* _Your objective_
Return each line of the data below exactly, omitting any pictures.

_____

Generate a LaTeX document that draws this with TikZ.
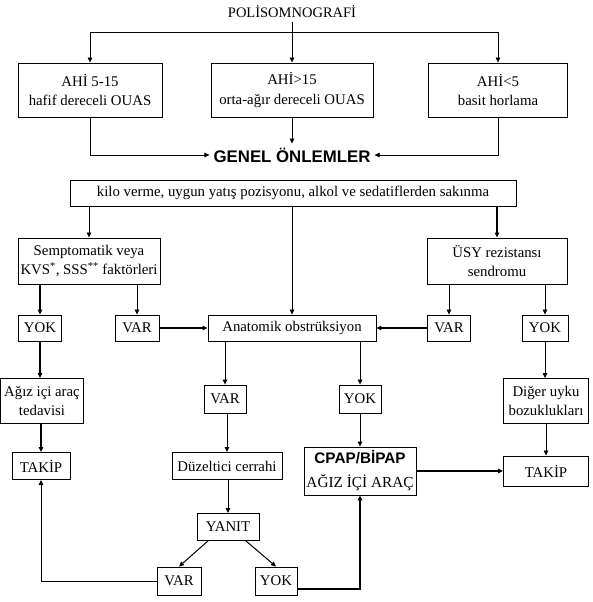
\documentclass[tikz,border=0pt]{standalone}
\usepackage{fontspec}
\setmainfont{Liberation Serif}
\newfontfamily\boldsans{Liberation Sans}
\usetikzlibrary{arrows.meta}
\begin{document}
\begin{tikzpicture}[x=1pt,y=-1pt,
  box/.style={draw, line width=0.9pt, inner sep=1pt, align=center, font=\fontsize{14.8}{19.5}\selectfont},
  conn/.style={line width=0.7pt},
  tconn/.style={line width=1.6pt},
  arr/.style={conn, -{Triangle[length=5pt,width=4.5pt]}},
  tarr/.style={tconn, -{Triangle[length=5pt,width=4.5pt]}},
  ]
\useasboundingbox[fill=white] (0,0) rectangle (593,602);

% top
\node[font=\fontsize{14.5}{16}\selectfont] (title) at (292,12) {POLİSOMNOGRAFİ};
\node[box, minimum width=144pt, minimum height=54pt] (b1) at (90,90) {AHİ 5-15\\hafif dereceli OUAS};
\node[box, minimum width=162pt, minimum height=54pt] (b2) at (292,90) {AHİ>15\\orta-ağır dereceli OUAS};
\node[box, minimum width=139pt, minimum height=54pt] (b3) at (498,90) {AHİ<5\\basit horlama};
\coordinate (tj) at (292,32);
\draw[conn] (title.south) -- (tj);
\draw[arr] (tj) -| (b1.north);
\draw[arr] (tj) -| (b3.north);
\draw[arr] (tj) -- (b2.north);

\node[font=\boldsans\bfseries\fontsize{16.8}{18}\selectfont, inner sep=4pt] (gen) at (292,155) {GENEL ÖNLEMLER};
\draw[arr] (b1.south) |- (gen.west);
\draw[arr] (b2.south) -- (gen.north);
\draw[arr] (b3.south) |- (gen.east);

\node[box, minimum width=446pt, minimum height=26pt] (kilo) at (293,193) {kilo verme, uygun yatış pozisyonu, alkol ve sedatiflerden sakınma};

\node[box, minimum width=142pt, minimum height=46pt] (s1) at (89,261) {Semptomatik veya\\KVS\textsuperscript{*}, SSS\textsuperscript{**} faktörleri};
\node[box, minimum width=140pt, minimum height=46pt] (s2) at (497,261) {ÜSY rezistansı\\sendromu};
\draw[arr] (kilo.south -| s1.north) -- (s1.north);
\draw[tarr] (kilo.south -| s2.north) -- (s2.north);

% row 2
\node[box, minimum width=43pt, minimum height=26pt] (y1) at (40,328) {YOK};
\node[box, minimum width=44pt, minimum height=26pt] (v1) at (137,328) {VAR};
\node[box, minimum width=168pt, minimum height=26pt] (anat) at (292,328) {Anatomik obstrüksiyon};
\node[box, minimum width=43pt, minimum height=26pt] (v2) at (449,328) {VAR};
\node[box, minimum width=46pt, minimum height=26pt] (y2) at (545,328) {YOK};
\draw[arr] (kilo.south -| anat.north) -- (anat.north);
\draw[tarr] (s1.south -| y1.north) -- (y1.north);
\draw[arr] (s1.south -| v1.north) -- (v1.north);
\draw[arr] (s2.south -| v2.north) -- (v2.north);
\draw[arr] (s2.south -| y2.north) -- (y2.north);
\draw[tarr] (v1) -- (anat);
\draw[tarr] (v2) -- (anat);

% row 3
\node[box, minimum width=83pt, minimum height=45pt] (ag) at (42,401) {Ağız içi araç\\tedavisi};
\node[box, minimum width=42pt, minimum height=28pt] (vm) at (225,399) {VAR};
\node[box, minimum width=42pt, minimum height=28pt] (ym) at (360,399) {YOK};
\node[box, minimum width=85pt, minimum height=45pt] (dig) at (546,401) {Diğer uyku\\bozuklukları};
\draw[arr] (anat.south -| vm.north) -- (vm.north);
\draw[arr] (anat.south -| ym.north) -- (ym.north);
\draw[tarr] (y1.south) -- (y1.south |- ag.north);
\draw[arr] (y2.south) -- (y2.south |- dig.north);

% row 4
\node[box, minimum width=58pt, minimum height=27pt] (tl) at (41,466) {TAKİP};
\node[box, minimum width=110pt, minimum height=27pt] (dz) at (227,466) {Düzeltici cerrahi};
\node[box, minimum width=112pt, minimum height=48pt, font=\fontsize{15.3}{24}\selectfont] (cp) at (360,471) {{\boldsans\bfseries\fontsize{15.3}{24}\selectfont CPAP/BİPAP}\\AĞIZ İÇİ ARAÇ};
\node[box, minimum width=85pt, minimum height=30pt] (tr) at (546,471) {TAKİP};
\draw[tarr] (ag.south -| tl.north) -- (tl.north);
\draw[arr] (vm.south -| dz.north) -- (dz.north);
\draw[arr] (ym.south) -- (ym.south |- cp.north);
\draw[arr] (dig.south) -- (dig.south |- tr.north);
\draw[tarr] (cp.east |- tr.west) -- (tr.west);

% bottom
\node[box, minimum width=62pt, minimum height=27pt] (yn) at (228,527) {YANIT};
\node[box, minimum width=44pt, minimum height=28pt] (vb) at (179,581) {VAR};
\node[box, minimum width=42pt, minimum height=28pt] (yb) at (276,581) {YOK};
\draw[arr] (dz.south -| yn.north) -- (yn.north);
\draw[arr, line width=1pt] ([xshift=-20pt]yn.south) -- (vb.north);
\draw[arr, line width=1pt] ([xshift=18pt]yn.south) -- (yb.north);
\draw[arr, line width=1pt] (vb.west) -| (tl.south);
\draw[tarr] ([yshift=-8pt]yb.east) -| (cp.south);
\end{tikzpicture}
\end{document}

_____

* _Reply to the task_
Generate a LaTeX document that draws this with TikZ.
\documentclass[tikz,border=0pt]{standalone}
\usepackage{fontspec}
\setmainfont{Liberation Serif}
\newfontfamily\boldsans{Liberation Sans}
\usetikzlibrary{arrows.meta}
\begin{document}
\begin{tikzpicture}[x=1pt,y=-1pt,
  box/.style={draw, line width=0.9pt, inner sep=1pt, align=center, font=\fontsize{14.8}{19.5}\selectfont},
  conn/.style={line width=0.7pt},
  tconn/.style={line width=1.6pt},
  arr/.style={conn, -{Triangle[length=5pt,width=4.5pt]}},
  tarr/.style={tconn, -{Triangle[length=5pt,width=4.5pt]}},
  ]
\useasboundingbox[fill=white] (0,0) rectangle (593,602);

% top
\node[font=\fontsize{14.5}{16}\selectfont] (title) at (292,12) {POLİSOMNOGRAFİ};
\node[box, minimum width=144pt, minimum height=54pt] (b1) at (90,90) {AHİ 5-15\\hafif dereceli OUAS};
\node[box, minimum width=162pt, minimum height=54pt] (b2) at (292,90) {AHİ>15\\orta-ağır dereceli OUAS};
\node[box, minimum width=139pt, minimum height=54pt] (b3) at (498,90) {AHİ<5\\basit horlama};
\coordinate (tj) at (292,32);
\draw[conn] (title.south) -- (tj);
\draw[arr] (tj) -| (b1.north);
\draw[arr] (tj) -| (b3.north);
\draw[arr] (tj) -- (b2.north);

\node[font=\boldsans\bfseries\fontsize{16.8}{18}\selectfont, inner sep=4pt] (gen) at (292,155) {GENEL ÖNLEMLER};
\draw[arr] (b1.south) |- (gen.west);
\draw[arr] (b2.south) -- (gen.north);
\draw[arr] (b3.south) |- (gen.east);

\node[box, minimum width=446pt, minimum height=26pt] (kilo) at (293,193) {kilo verme, uygun yatış pozisyonu, alkol ve sedatiflerden sakınma};

\node[box, minimum width=142pt, minimum height=46pt] (s1) at (89,261) {Semptomatik veya\\KVS\textsuperscript{*}, SSS\textsuperscript{**} faktörleri};
\node[box, minimum width=140pt, minimum height=46pt] (s2) at (497,261) {ÜSY rezistansı\\sendromu};
\draw[arr] (kilo.south -| s1.north) -- (s1.north);
\draw[tarr] (kilo.south -| s2.north) -- (s2.north);

% row 2
\node[box, minimum width=43pt, minimum height=26pt] (y1) at (40,328) {YOK};
\node[box, minimum width=44pt, minimum height=26pt] (v1) at (137,328) {VAR};
\node[box, minimum width=168pt, minimum height=26pt] (anat) at (292,328) {Anatomik obstrüksiyon};
\node[box, minimum width=43pt, minimum height=26pt] (v2) at (449,328) {VAR};
\node[box, minimum width=46pt, minimum height=26pt] (y2) at (545,328) {YOK};
\draw[arr] (kilo.south -| anat.north) -- (anat.north);
\draw[tarr] (s1.south -| y1.north) -- (y1.north);
\draw[arr] (s1.south -| v1.north) -- (v1.north);
\draw[arr] (s2.south -| v2.north) -- (v2.north);
\draw[arr] (s2.south -| y2.north) -- (y2.north);
\draw[tarr] (v1) -- (anat);
\draw[tarr] (v2) -- (anat);

% row 3
\node[box, minimum width=83pt, minimum height=45pt] (ag) at (42,401) {Ağız içi araç\\tedavisi};
\node[box, minimum width=42pt, minimum height=28pt] (vm) at (225,399) {VAR};
\node[box, minimum width=42pt, minimum height=28pt] (ym) at (360,399) {YOK};
\node[box, minimum width=85pt, minimum height=45pt] (dig) at (546,401) {Diğer uyku\\bozuklukları};
\draw[arr] (anat.south -| vm.north) -- (vm.north);
\draw[arr] (anat.south -| ym.north) -- (ym.north);
\draw[tarr] (y1.south) -- (y1.south |- ag.north);
\draw[arr] (y2.south) -- (y2.south |- dig.north);

% row 4
\node[box, minimum width=58pt, minimum height=27pt] (tl) at (41,466) {TAKİP};
\node[box, minimum width=110pt, minimum height=27pt] (dz) at (227,466) {Düzeltici cerrahi};
\node[box, minimum width=112pt, minimum height=48pt, font=\fontsize{15.3}{24}\selectfont] (cp) at (360,471) {{\boldsans\bfseries\fontsize{15.3}{24}\selectfont CPAP/BİPAP}\\AĞIZ İÇİ ARAÇ};
\node[box, minimum width=85pt, minimum height=30pt] (tr) at (546,471) {TAKİP};
\draw[tarr] (ag.south -| tl.north) -- (tl.north);
\draw[arr] (vm.south -| dz.north) -- (dz.north);
\draw[arr] (ym.south) -- (ym.south |- cp.north);
\draw[arr] (dig.south) -- (dig.south |- tr.north);
\draw[tarr] (cp.east |- tr.west) -- (tr.west);

% bottom
\node[box, minimum width=62pt, minimum height=27pt] (yn) at (228,527) {YANIT};
\node[box, minimum width=44pt, minimum height=28pt] (vb) at (179,581) {VAR};
\node[box, minimum width=42pt, minimum height=28pt] (yb) at (276,581) {YOK};
\draw[arr] (dz.south -| yn.north) -- (yn.north);
\draw[arr, line width=1pt] ([xshift=-20pt]yn.south) -- (vb.north);
\draw[arr, line width=1pt] ([xshift=18pt]yn.south) -- (yb.north);
\draw[arr, line width=1pt] (vb.west) -| (tl.south);
\draw[tarr] ([yshift=-8pt]yb.east) -| (cp.south);
\end{tikzpicture}
\end{document}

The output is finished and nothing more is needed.